Given problem:
In the entries below, repeat only the lines between those holding "Rebuild this diagram" and "(consol) at (15,186)", inclusive. Leave pictures out.

Working data:
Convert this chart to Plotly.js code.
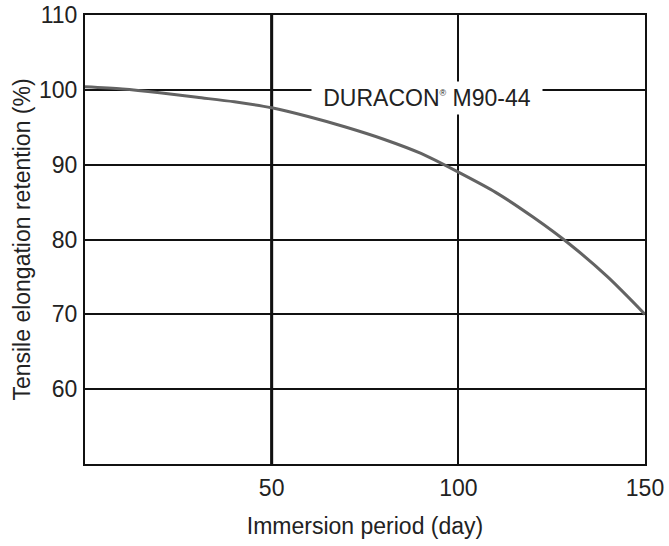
<!DOCTYPE html>
<html lang="en">
<head>
    <meta charset="UTF-8">
    <title>Tensile elongation retention</title>
    <script src="https://cdn.plot.ly/plotly-3.0.1.min.js"></script>
    <style>
        html, body { margin: 0; padding: 0; background: #fff; }
        #graph { width: 669px; height: 546px; }
    </style>
</head>
<body>
    <div id="graph"></div>
    <script>
        // immersion period (day) vs. retention (%)
        var days = [0, 10, 20, 30, 40, 50, 60, 70, 80, 90, 100, 110, 120, 130, 140, 150];
        var retention = [100.4, 100.1, 99.6, 99.0, 98.4, 97.6, 96.4, 95.0, 93.4, 91.5, 89.0, 86.3, 83.0, 79.3, 75.0, 70.0];
        var seriesName = 'DURACON<sup><span style="font-size:9px">®</span></sup> M90-44';

        var xTicks = [50, 100, 150];
        var yTicks = [60, 70, 80, 90, 100, 110];

        var trace = {
            x: days,
            y: retention,
            type: 'scatter',
            mode: 'lines',
            line: { color: '#636363', width: 3, shape: 'spline', smoothing: 0.8 },
            hoverinfo: 'skip'
        };

        var font = { family: 'Liberation Sans, Arial, sans-serif', size: 23, color: '#222' };

        var layout = {
            width: 669,
            height: 546,
            margin: { l: 85, r: 24, t: 15, b: 82 },
            paper_bgcolor: '#fff',
            plot_bgcolor: '#fff',
            showlegend: false,
            font: font,
            xaxis: {
                range: [0, 150],
                tickvals: xTicks,
                ticks: '',
                showgrid: true,
                gridcolor: '#111',
                gridwidth: 2,
                zeroline: false,
                showline: true,
                linecolor: '#111',
                linewidth: 2,
                mirror: true,
                ticklabelstandoff: 2,
                title: { text: 'Immersion period (day)', font: { size: 23 }, standoff: 18 }
            },
            yaxis: {
                range: [50, 110],
                tickvals: yTicks,
                ticks: '',
                showgrid: true,
                gridcolor: '#111',
                gridwidth: 2,
                zeroline: false,
                showline: true,
                linecolor: '#111',
                linewidth: 2,
                mirror: true,
                ticklabelstandoff: 1,
                title: { text: 'Tensile elongation retention (%)', font: { size: 23 }, standoff: 2 }
            },
            shapes: [{
                type: 'line', xref: 'x', yref: 'paper',
                x0: 50, x1: 50, y0: 0, y1: 1,
                line: { color: '#000', width: 3 },
                layer: 'below'
            }],
            annotations: [{
                x: 91.6, y: 98.9, xref: 'x', yref: 'y',
                text: seriesName,
                showarrow: false,
                bgcolor: '#fff',
                width: 222,
                height: 24,
                borderpad: 4,
                font: { size: 23, color: '#222' }
            }]
        };

        Plotly.newPlot('graph', [trace], layout, { displayModeBar: false, staticPlot: true });
    </script>
</body>
</html>
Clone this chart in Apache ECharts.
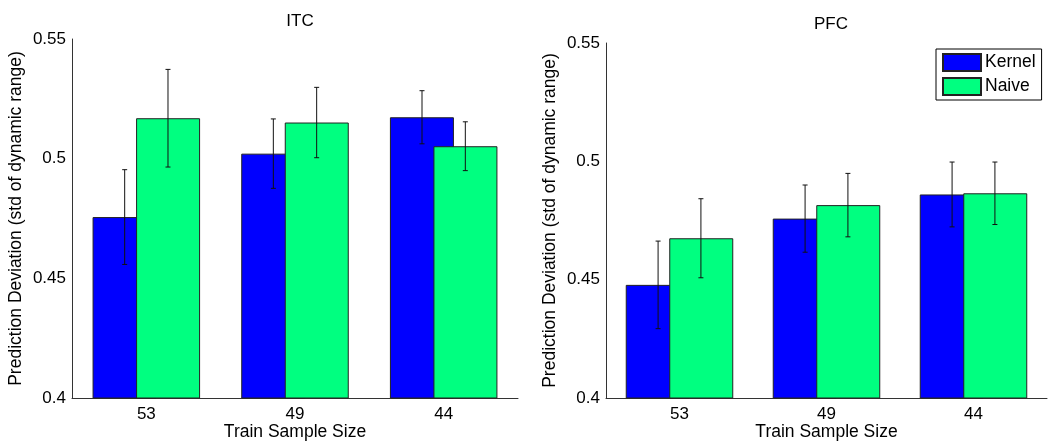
<!DOCTYPE html>
<html>
<head>
<meta charset="utf-8">
<script src="https://cdn.jsdelivr.net/npm/echarts@6/dist/echarts.min.js"></script>
<style>
  html, body { margin: 0; padding: 0; background: #fff; }
  #chart { width: 1062px; height: 442px; }
</style>
</head>
<body>
<div id="chart"></div>
<script>
  // 数据
  const categories = ['53', '49', '44'];
  const panels = ['ITC', 'PFC'];
  const itcKernel = [0.4756, 0.5021, 0.5173];
  const itcKernelErr = [0.0198, 0.0145, 0.0111];
  const itcNaive = [0.5169, 0.5151, 0.5052];
  const itcNaiveErr = [0.0204, 0.0147, 0.0102];
  const pfcKernel = [0.4478, 0.4758, 0.4860];
  const pfcKernelErr = [0.0185, 0.0142, 0.0137];
  const pfcNaive = [0.4675, 0.4815, 0.4865];
  const pfcNaiveErr = [0.0167, 0.0134, 0.0132];

  const FONT = 'Liberation Sans';
  const blue = '#0000ff';
  const green = '#00ff80';

  let chart = echarts.init(document.getElementById('chart'));

  // 误差线
  function errSeries(name, vals, errs, axisIdx, side) {
    return {
      name: name + 'Err',
      type: 'custom',
      xAxisIndex: axisIdx,
      yAxisIndex: axisIdx,
      z: 10,
      silent: true,
      data: vals.map((v, i) => [i, v - errs[i], v + errs[i]]),
      renderItem: function (params, api) {
        let band = api.size([1, 0])[0];
        let off = side * band * 0.1457;
        let lo = api.coord([api.value(0), api.value(1)]);
        let hi = api.coord([api.value(0), api.value(2)]);
        let x = lo[0] + off;
        let cap = 2.5;
        let style = { stroke: '#111', lineWidth: 1 };
        return {
          type: 'group',
          children: [
            { type: 'line', shape: { x1: x, y1: lo[1], x2: x, y2: hi[1] }, style: style },
            { type: 'line', shape: { x1: x - cap, y1: lo[1], x2: x + cap, y2: lo[1] }, style: style },
            { type: 'line', shape: { x1: x - cap, y1: hi[1], x2: x + cap, y2: hi[1] }, style: style }
          ]
        };
      }
    };
  }

  function barSeries(name, vals, color, axisIdx) {
    return {
      name: name,
      type: 'bar',
      xAxisIndex: axisIdx,
      yAxisIndex: axisIdx,
      barWidth: 64,
      barGap: '-32%',
      itemStyle: { color: color, borderColor: '#222', borderWidth: 1 },
      data: vals
    };
  }

  function xAx(gi) {
    return {
      type: 'category',
      gridIndex: gi,
      data: categories,
      name: 'Train Sample Size',
      nameLocation: 'middle',
      nameGap: 25,
      nameMoveOverlap: false,
      nameTextStyle: { fontFamily: FONT, fontSize: 17.5, color: '#000' },
      axisLine: { lineStyle: { color: '#333', width: 1 } },
      axisTick: { show: false },
      axisLabel: { fontFamily: FONT, fontSize: 17, color: '#000', margin: 8 }
    };
  }

  function yAx(gi) {
    return {
      type: 'value',
      gridIndex: gi,
      min: 0.4,
      max: 0.55,
      interval: 0.05,
      name: 'Prediction Deviation (std of dynamic range)',
      nameLocation: 'middle',
      nameGap: 47,
      nameMoveOverlap: false,
      nameTextStyle: { fontFamily: FONT, fontSize: 17.5, color: '#000' },
      axisLine: { show: true, lineStyle: { color: '#333', width: 1 } },
      axisTick: { show: false },
      splitLine: { show: false },
      axisLabel: { fontFamily: FONT, fontSize: 17, color: '#000', margin: 6 }
    };
  }

  let option = {
    backgroundColor: '#fff',
    animation: false,
    title: [
      { text: panels[0], left: 295, top: 8, textAlign: 'center',
        textStyle: { fontFamily: FONT, fontSize: 17, fontWeight: 'normal', color: '#000' } },
      { text: panels[1], left: 826, top: 11, textAlign: 'center',
        textStyle: { fontFamily: FONT, fontSize: 17, fontWeight: 'normal', color: '#000' } }
    ],
    legend: {
      data: ['Kernel', 'Naive'],
      orient: 'vertical',
      left: 936,
      top: 49,
      itemWidth: 38,
      itemHeight: 17,
      itemGap: 5,
      padding: [4, 6, 4, 6],
      borderColor: '#000',
      borderWidth: 1,
      icon: 'rect',
      textStyle: { fontFamily: FONT, fontSize: 17.5, color: '#000', padding: [0, 0, 0, -1] }
    },
    grid: [
      { left: 72, top: 39, width: 446, bottom: 44, outerBoundsMode: 'none', containLabel: false },
      { left: 606, top: 43, width: 441, bottom: 44, outerBoundsMode: 'none', containLabel: false }
    ],
    xAxis: [xAx(0), xAx(1)],
    yAxis: [yAx(0), yAx(1)],
    series: [
      barSeries('Kernel', itcKernel, blue, 0),
      barSeries('Naive', itcNaive, green, 0),
      barSeries('Kernel', pfcKernel, blue, 1),
      barSeries('Naive', pfcNaive, green, 1),
      errSeries('Kernel', itcKernel, itcKernelErr, 0, -1),
      errSeries('Naive', itcNaive, itcNaiveErr, 0, 1),
      errSeries('Kernel', pfcKernel, pfcKernelErr, 1, -1),
      errSeries('Naive', pfcNaive, pfcNaiveErr, 1, 1)
    ]
  };

  chart.setOption(option);
</script>
</body>
</html>
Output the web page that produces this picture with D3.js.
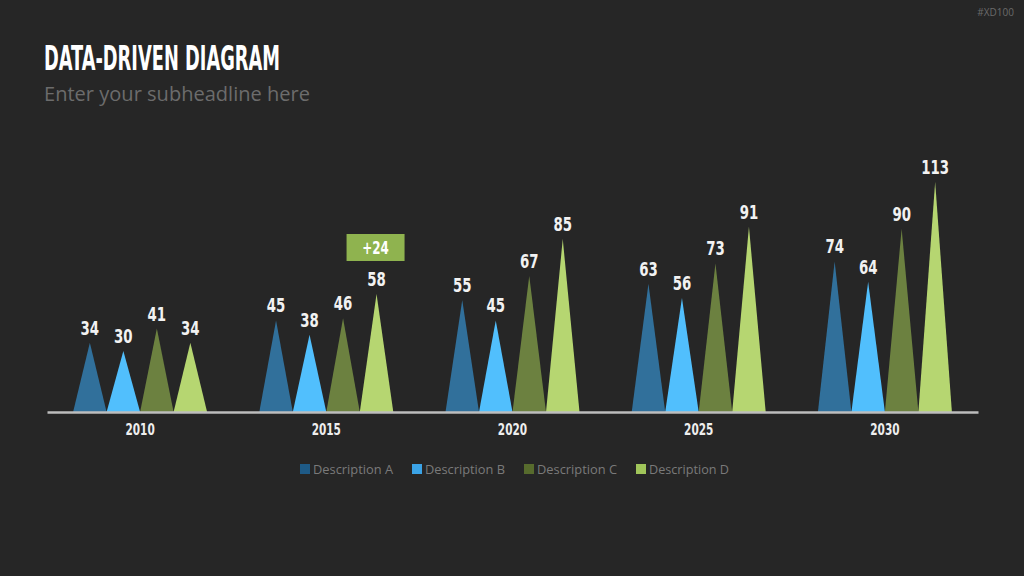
<!DOCTYPE html>
<html>
<head>
<meta charset="utf-8">
<script src="https://cdn.jsdelivr.net/npm/d3@7"></script>
<style>
  html, body { margin: 0; padding: 0; background: #262626; }
  svg { display: block; }
</style>
</head>
<body>
<svg id="chart" width="1024" height="576"></svg>
<script>
var years = ["2010", "2015", "2020", "2025", "2030"];
var series = ["Description A", "Description B", "Description C", "Description D"];
var valuesA = [34, 45, 55, 63, 74];
var valuesB = [30, 38, 45, 56, 64];
var valuesC = [41, 46, 67, 73, 90];
var valuesD = [34, 58, 85, 91, 113];
var callout = { year: "2015", series: "Description D", text: "+24" };

var svg = d3.select("#chart");
var width = +svg.attr("width");
var height = +svg.attr("height");

var condensed = "'Liberation Sans Narrow', 'DejaVu Sans Condensed', 'Roboto Condensed', sans-serif";
var squeeze = 0.78;
var triColor = d3.scaleOrdinal().domain(series).range(["#31709b", "#51bffd", "#6c8140", "#b6d671"]);
var keyColor = d3.scaleOrdinal().domain(series).range(["#1e5a86", "#3ba3e6", "#576b2d", "#a0c55a"]);

var rows = years.map(function (y, i) {
	return { year: y, vals: [valuesA[i], valuesB[i], valuesC[i], valuesD[i]] };
});

var baseY = 412;
var x0 = d3.scaleBand().domain(years).range([47, 978]).padding(0);
var x1 = d3.scaleBand().domain(series).range([0, 134]);
var y = d3.scaleLinear().domain([0, 113]).range([baseY, 182]);

// header
svg.append("text")
	.attr("x", 44).attr("y", 70)
	.attr("fill", "#ffffff")
	.style("font-family", condensed)
	.style("font-weight", "bold")
	.style("font-size", "33px")
	.attr("textLength", 236)
	.attr("lengthAdjust", "spacingAndGlyphs")
	.text("DATA-DRIVEN DIAGRAM");

svg.append("text")
	.attr("x", 44).attr("y", 101)
	.attr("fill", "#6c6c6c")
	.style("font-family", "'Open Sans', sans-serif")
	.style("font-size", "20px")
	.attr("textLength", 266)
	.attr("lengthAdjust", "spacingAndGlyphs")
	.text("Enter your subheadline here");

svg.append("text")
	.attr("x", 1014).attr("y", 16)
	.attr("text-anchor", "end")
	.attr("fill", "#6a6a6a")
	.style("font-family", "'Open Sans', sans-serif")
	.style("font-size", "10px")
	.text("#XD100");

// groups of triangles
var group = svg.append("g").selectAll("g")
	.data(rows)
	.enter().append("g")
	.attr("transform", function (d) {
		return "translate(" + (x0(d.year) + (x0.bandwidth() - 134) / 2) + ",0)";
	});

var cell = group.selectAll("g")
	.data(function (d) {
		return series.map(function (s, j) { return { year: d.year, key: s, value: d.vals[j] }; });
	})
	.enter().append("g");

cell.append("path")
	.attr("fill", function (d) { return triColor(d.key); })
	.attr("d", function (d) {
		var l = x1(d.key), r = l + x1.bandwidth(), m = l + x1.bandwidth() / 2;
		return "M" + l + "," + baseY + "L" + m + "," + y(d.value) + "L" + r + "," + baseY + "Z";
	});

cell.append("text")
	.attr("transform", function (d) {
		return "translate(" + (x1(d.key) + x1.bandwidth() / 2) + "," + (y(d.value) - 8) + ") scale(" + squeeze + ",1)";
	})
	.attr("text-anchor", "middle")
	.attr("fill", "#f2f2f2")
	.style("font-family", condensed)
	.style("font-weight", "bold")
	.style("font-size", "19px")
	.text(function (d) { return d.value; });

// axis
var axis = svg.append("g")
	.attr("transform", "translate(0," + baseY + ")")
	.call(d3.axisBottom(x0).tickSize(0).tickPadding(12));
axis.select(".domain").attr("stroke", "#bdbdbd").attr("stroke-width", 2.5);
axis.selectAll("text")
	.attr("transform", "scale(" + squeeze + ",1)")
	.attr("fill", "#eeeeee")
	.style("font-family", condensed)
	.style("font-weight", "bold")
	.style("font-size", "15px");

// callout box
var cx = x0(callout.year) + (x0.bandwidth() - 134) / 2 + x1(callout.series) + x1.bandwidth() / 2;
svg.append("rect")
	.attr("x", cx - 30).attr("y", 234)
	.attr("width", 58).attr("height", 27)
	.attr("fill", "#8fb34f");
svg.append("text")
	.attr("transform", "translate(" + (cx - 1) + ",254) scale(" + squeeze + ",1)")
	.attr("text-anchor", "middle")
	.attr("fill", "#ffffff")
	.style("font-family", condensed)
	.style("font-weight", "bold")
	.style("font-size", "17px")
	.text(callout.text);

// legend
var legendX = [300, 412, 524, 636];
var legend = svg.append("g").selectAll("g")
	.data(series)
	.enter().append("g")
	.attr("transform", function (d, i) { return "translate(" + legendX[i] + ",464)"; });

legend.append("rect")
	.attr("width", 10).attr("height", 10)
	.attr("fill", function (d) { return keyColor(d); });

legend.append("text")
	.attr("x", 13).attr("y", 9.5)
	.attr("fill", "#7a7a7a")
	.style("font-family", "'Open Sans', sans-serif")
	.style("font-size", "13px")
	.attr("textLength", 80)
	.attr("lengthAdjust", "spacingAndGlyphs")
	.text(function (d) { return d; });
</script>
</body>
</html>
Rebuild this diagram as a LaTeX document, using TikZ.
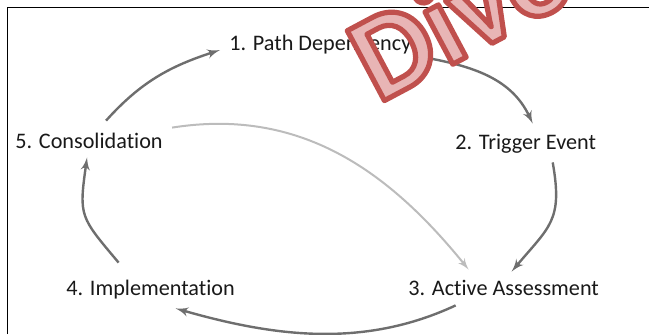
\documentclass[tikz,border=0pt]{standalone}
\usepackage{fontspec}
\setmainfont{Carlito}[Ligatures={NoCommon,NoContextual}]
\usetikzlibrary{arrows}
\definecolor{flowgray}{HTML}{6E6E6E}
\definecolor{flowlight}{HTML}{BCBCBC}
\definecolor{stampfill}{HTML}{E8B5B5}
% rand merah untuk stempel (mode render teks 2: isi dan garis)
\newcommand{\stampoutline}[1]{\special{pdf:literal 2 Tr 0.753 0.314 0.302 RG 2.6 w 1 j}#1\special{pdf:literal 0 Tr}}
\tikzstyle{stage} = [inner sep=0pt, anchor=base west, text height=8pt, text depth=2.5pt, font=\fontsize{11.1}{13.3}\selectfont, text=black!90]
\tikzstyle{flow} = [->, draw=flowgray, line width=1.2pt]
\tikzstyle{shortcut} = [->, draw=flowlight, line width=1pt]
\tikzstyle{stamp} = [inner sep=0pt, anchor=base west, rotate=28, text=stampfill, font=\fontsize{61}{63}\selectfont\bfseries]

\begin{document}
\begin{tikzpicture}[x=0.5pt, y=0.5pt, >=latex']
		\useasboundingbox (0,0) rectangle (649,334);
		\clip (0,0) rectangle (649,334);
		% Bingkai
		\draw[line width=0.8pt] (7.5,0) -- (7.5,326.5) -- (649,326.5);
		
		% Tahap siklus
		\node[stage] (path) at (229,284) {1. Path Dependency};
		\node[stage] (trigger) at (455,185) {2. Trigger Event};
		\node[stage] (active) at (408,39) {3. Active Assessment};
		\node[stage] (impl) at (66,39) {4. Implementation};
		\node[stage] (consol) at (15,186) {5. Consolidation};
		
		% Panah siklus
		\draw[flow] ([xshift=8.5pt,yshift=5.5pt]consol.north) to[out=48,in=198] ([xshift=-4.5pt,yshift=-2.75pt]path.west);
		\draw[flow] ([xshift=2.5pt,yshift=-5.75pt]path.east) to[out=-10,in=115] ([xshift=3.5pt,yshift=4.5pt]trigger.north);
		\draw[flow] ([xshift=13.5pt,yshift=-4pt]trigger.south) to[out=-80,in=50,looseness=1.3] ([xshift=4pt,yshift=3.5pt]active.north);
		\draw[flow] ([xshift=-24pt,yshift=-2.5pt]active.south) to[out=-155,in=-16,looseness=0.93] ([xshift=12.5pt,yshift=-4pt]impl.south);
		\draw[flow] ([xshift=-16pt,yshift=8pt]impl.north) to[out=130,in=-98,looseness=1.4] ([xshift=-1pt,yshift=-2pt]consol.south);
		\draw[shortcut] ([xshift=4.5pt,yshift=2pt]consol.north east) to[out=9,in=129] ([xshift=-17.5pt,yshift=4.5pt]active.north);
		
		% Stempel
		\node[stamp] (stamp) at (378,230) {\stampoutline{Divo}};
	\end{tikzpicture}
\end{document}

Reply to the task:
Rebuild this diagram as a LaTeX document, using TikZ.
\documentclass[tikz,border=0pt]{standalone}
\usepackage{fontspec}
\setmainfont{Carlito}[Ligatures={NoCommon,NoContextual}]
\usetikzlibrary{arrows}
\definecolor{flowgray}{HTML}{6E6E6E}
\definecolor{flowlight}{HTML}{BCBCBC}
\definecolor{stampfill}{HTML}{E8B5B5}
% rand merah untuk stempel (mode render teks 2: isi dan garis)
\newcommand{\stampoutline}[1]{\special{pdf:literal 2 Tr 0.753 0.314 0.302 RG 2.6 w 1 j}#1\special{pdf:literal 0 Tr}}
\tikzstyle{stage} = [inner sep=0pt, anchor=base west, text height=8pt, text depth=2.5pt, font=\fontsize{11.1}{13.3}\selectfont, text=black!90]
\tikzstyle{flow} = [->, draw=flowgray, line width=1.2pt]
\tikzstyle{shortcut} = [->, draw=flowlight, line width=1pt]
\tikzstyle{stamp} = [inner sep=0pt, anchor=base west, rotate=28, text=stampfill, font=\fontsize{61}{63}\selectfont\bfseries]

\begin{document}
\begin{tikzpicture}[x=0.5pt, y=0.5pt, >=latex']
		\useasboundingbox (0,0) rectangle (649,334);
		\clip (0,0) rectangle (649,334);
		% Bingkai
		\draw[line width=0.8pt] (7.5,0) -- (7.5,326.5) -- (649,326.5);
		
		% Tahap siklus
		\node[stage] (path) at (229,284) {1. Path Dependency};
		\node[stage] (trigger) at (455,185) {2. Trigger Event};
		\node[stage] (active) at (408,39) {3. Active Assessment};
		\node[stage] (impl) at (66,39) {4. Implementation};
		\node[stage] (consol) at (15,186) {5. Consolidation};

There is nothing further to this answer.